Buying directly from farmers
with whom they have developed relationships allows chefs
to know exactly the quality of the products they are getting,
as opposed
to depending on choices made by distributors. Browsing around a greenmarket also
allows them to choose from different producers exactly what is at its peak on
any particular day. Not to mention the dialogue with the farmers, which can educate
chefs in a way that makes them even better cooks.
Selecting ingredients that
way impacts the way chefs are cooking. “Chefs’ cuisines
and their menus are based on ‘what have you got,’” said Guy
Jones, owner of Blooming Hill Farm. “They call and ask me what I have and
devise their menu around that. David [Pasternak] does all the ordering for his
restaurants. He and I have a conversation a couple of time a week. I tell him
what’s ready, what’s going to be ready. David has a house outside
of the city with a big garden and I supply him with plants. So he sees what’s
ready in his garden and knows it’s going to be ready in the fields too.”

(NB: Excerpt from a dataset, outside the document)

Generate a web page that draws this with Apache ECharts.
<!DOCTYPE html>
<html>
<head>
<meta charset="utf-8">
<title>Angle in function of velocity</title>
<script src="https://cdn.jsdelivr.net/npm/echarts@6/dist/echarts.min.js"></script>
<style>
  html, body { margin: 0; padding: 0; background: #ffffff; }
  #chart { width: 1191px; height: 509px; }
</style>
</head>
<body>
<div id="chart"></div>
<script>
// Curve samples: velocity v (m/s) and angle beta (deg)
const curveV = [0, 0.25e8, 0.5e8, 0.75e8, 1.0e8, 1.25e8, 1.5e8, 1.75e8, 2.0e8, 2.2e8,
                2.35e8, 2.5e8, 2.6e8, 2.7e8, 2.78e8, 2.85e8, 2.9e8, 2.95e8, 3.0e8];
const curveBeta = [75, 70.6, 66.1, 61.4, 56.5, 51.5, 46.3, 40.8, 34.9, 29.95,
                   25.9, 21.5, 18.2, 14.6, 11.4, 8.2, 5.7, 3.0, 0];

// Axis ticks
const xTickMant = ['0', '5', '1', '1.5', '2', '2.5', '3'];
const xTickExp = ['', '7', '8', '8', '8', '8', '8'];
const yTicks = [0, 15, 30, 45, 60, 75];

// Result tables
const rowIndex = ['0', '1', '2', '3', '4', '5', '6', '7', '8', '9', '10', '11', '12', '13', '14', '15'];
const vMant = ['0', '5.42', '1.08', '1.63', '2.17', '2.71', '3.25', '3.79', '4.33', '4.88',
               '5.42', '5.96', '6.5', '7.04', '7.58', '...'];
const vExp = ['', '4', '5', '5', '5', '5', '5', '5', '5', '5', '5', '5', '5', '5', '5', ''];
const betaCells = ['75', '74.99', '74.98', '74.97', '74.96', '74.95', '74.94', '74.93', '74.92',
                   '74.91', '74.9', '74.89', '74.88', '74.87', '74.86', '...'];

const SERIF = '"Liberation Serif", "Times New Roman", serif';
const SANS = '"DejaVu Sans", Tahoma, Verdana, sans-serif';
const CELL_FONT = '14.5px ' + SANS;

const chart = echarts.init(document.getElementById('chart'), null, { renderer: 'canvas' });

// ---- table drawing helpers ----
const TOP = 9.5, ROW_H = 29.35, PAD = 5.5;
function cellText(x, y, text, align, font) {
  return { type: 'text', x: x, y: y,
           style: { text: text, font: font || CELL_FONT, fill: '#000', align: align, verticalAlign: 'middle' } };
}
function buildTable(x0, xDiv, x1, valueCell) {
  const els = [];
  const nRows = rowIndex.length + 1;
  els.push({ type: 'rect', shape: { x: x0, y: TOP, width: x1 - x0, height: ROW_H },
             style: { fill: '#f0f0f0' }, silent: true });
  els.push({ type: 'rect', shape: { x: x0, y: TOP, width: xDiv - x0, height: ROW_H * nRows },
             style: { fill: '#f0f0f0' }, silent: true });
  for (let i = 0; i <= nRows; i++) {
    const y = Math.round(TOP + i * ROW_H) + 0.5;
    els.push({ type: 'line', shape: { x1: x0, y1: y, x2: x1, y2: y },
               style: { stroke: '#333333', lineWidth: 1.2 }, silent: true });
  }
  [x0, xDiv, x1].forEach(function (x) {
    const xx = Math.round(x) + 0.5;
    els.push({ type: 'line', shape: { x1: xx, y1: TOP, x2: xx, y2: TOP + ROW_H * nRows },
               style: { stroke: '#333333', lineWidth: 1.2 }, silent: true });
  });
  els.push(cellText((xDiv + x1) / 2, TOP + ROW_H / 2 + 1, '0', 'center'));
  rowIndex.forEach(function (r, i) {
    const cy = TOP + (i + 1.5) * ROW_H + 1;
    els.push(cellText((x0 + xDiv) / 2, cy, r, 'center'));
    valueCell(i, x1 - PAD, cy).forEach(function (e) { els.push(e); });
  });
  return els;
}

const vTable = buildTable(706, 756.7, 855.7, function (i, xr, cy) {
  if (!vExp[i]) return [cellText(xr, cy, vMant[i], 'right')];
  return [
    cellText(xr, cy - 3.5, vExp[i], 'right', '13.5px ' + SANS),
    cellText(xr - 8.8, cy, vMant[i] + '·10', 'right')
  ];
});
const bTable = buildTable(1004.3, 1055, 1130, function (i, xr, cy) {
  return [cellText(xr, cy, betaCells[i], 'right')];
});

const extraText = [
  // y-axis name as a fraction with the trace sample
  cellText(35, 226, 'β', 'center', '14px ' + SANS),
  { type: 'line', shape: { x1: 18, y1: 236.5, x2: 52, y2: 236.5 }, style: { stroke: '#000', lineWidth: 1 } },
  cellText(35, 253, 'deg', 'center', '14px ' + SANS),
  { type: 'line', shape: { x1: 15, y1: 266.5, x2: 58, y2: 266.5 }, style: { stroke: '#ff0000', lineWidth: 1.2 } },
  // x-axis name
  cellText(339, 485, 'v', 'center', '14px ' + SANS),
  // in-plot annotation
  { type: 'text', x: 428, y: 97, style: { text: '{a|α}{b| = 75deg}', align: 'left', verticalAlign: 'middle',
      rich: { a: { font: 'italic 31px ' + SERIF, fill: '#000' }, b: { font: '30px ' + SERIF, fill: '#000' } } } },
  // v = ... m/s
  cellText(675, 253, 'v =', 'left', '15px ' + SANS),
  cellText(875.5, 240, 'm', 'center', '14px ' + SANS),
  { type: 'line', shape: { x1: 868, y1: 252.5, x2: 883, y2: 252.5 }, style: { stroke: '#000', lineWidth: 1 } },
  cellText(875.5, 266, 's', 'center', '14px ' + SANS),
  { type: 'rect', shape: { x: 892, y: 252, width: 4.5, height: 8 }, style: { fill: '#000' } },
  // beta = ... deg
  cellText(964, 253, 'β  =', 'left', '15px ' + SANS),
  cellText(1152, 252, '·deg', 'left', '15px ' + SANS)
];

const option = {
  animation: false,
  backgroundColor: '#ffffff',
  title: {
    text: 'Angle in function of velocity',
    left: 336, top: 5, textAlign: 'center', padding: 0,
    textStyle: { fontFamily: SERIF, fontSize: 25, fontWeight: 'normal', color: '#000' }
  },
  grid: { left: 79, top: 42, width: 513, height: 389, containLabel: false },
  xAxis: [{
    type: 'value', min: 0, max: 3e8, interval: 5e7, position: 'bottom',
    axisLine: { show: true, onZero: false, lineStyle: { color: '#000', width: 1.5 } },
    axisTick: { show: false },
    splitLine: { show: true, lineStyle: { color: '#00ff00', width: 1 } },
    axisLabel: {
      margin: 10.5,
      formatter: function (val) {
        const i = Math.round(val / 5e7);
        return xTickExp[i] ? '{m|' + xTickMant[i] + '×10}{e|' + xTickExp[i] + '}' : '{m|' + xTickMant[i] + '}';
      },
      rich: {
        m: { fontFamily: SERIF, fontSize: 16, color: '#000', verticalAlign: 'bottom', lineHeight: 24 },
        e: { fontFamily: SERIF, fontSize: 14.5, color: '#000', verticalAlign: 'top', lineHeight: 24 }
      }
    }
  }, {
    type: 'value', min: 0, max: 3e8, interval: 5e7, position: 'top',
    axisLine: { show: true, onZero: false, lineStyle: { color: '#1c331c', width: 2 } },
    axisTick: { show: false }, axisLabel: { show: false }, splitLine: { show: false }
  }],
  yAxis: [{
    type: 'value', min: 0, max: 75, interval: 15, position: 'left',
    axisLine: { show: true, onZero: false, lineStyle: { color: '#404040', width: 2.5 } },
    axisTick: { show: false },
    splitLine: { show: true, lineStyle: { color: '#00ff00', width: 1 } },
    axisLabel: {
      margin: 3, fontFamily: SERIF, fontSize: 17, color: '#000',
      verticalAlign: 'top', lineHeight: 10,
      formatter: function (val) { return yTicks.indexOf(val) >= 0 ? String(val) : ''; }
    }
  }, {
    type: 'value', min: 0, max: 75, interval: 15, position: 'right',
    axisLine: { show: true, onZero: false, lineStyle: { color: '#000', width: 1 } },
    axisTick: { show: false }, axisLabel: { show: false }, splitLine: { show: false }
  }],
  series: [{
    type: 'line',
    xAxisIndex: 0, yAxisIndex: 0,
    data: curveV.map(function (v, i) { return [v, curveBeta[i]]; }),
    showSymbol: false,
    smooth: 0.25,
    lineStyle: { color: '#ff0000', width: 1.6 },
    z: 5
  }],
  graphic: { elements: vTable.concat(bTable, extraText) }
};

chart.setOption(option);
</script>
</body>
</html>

“Conversation” is also the word Barber, chef/owner of Blue Hill and
Blue Hill at Stone Barns, chooses to describe the way he works with farmers,
which then becomes a story he tells his customers by serving them locally grown
food.
“We’re able to tell the waiters, thus by extension our customers,
our story,” Barber explained. “That’s the difference between
getting products flown in from Mexico. Customers know where their food comes
from.
“Along the food chain price precedes where something is grown, price is
the determining factor. When you’re able to tell a story, then people eating
have the impression that their food is fresher, that they contribute to the local
economy. All that makes my food better. As a chef I can’t supply that with
techniques alone.”
Quality is ultimately the decisive factor in the chef/farmer
relation; a quality for which chefs are not afraid to pay perhaps a bit more
than they would if they
purchased produce flown-in from out of the state or even out of the country:
“
Chefs have kept us in business, to be quite frank,” said Jones. “We’re
getting the same prices than 20 years ago on some of our stuff. And that’s
why it is important to have these loyal chefs like David and Peter who are willing
to pay perhaps a bit more. We’re not trying to screw them, they’re
not trying to screw us. We’re not much more expensive; we try to be competitive.”
The
quality of the products is reflected in the quality of the preparations, and
Alex Dench-Layton, owner of Violet Hill Farm, expressed great pride at knowing
what the chefs at the Tasting Room, Blue Hill or Lupa do with the pigs, chicken,
goats and other animals they raise:
“
When we have eaten dishes [chefs] prepared with our products there’s
a feeling of pride,” she said. “Some of these chefs are tops. It’s
kind of an honor to have them prepare our stuff, that it’s good enough
for them. They’re phenomenal. The problem is that it ruins you for anything
else.”
While for some farmers, chefs are the most vital part of their consumer
base, others have to rely more on direct sales to consumers shopping for small
quantities.
Jeff and Adina Bialas, of Bialas Farms, sell the produce they grow at the 97th
Street market. “We sell well over 90 percent directly to consumers and
some wholesale,” said Jeff Bialas. “But it’s possible that
we sell to more chefs than we realize, because some chefs don’t announce
it. We would have more chefs if more knew about the market.”
Jeff Bialas
is the third generation to farm the property since 1939, when the focus was celery.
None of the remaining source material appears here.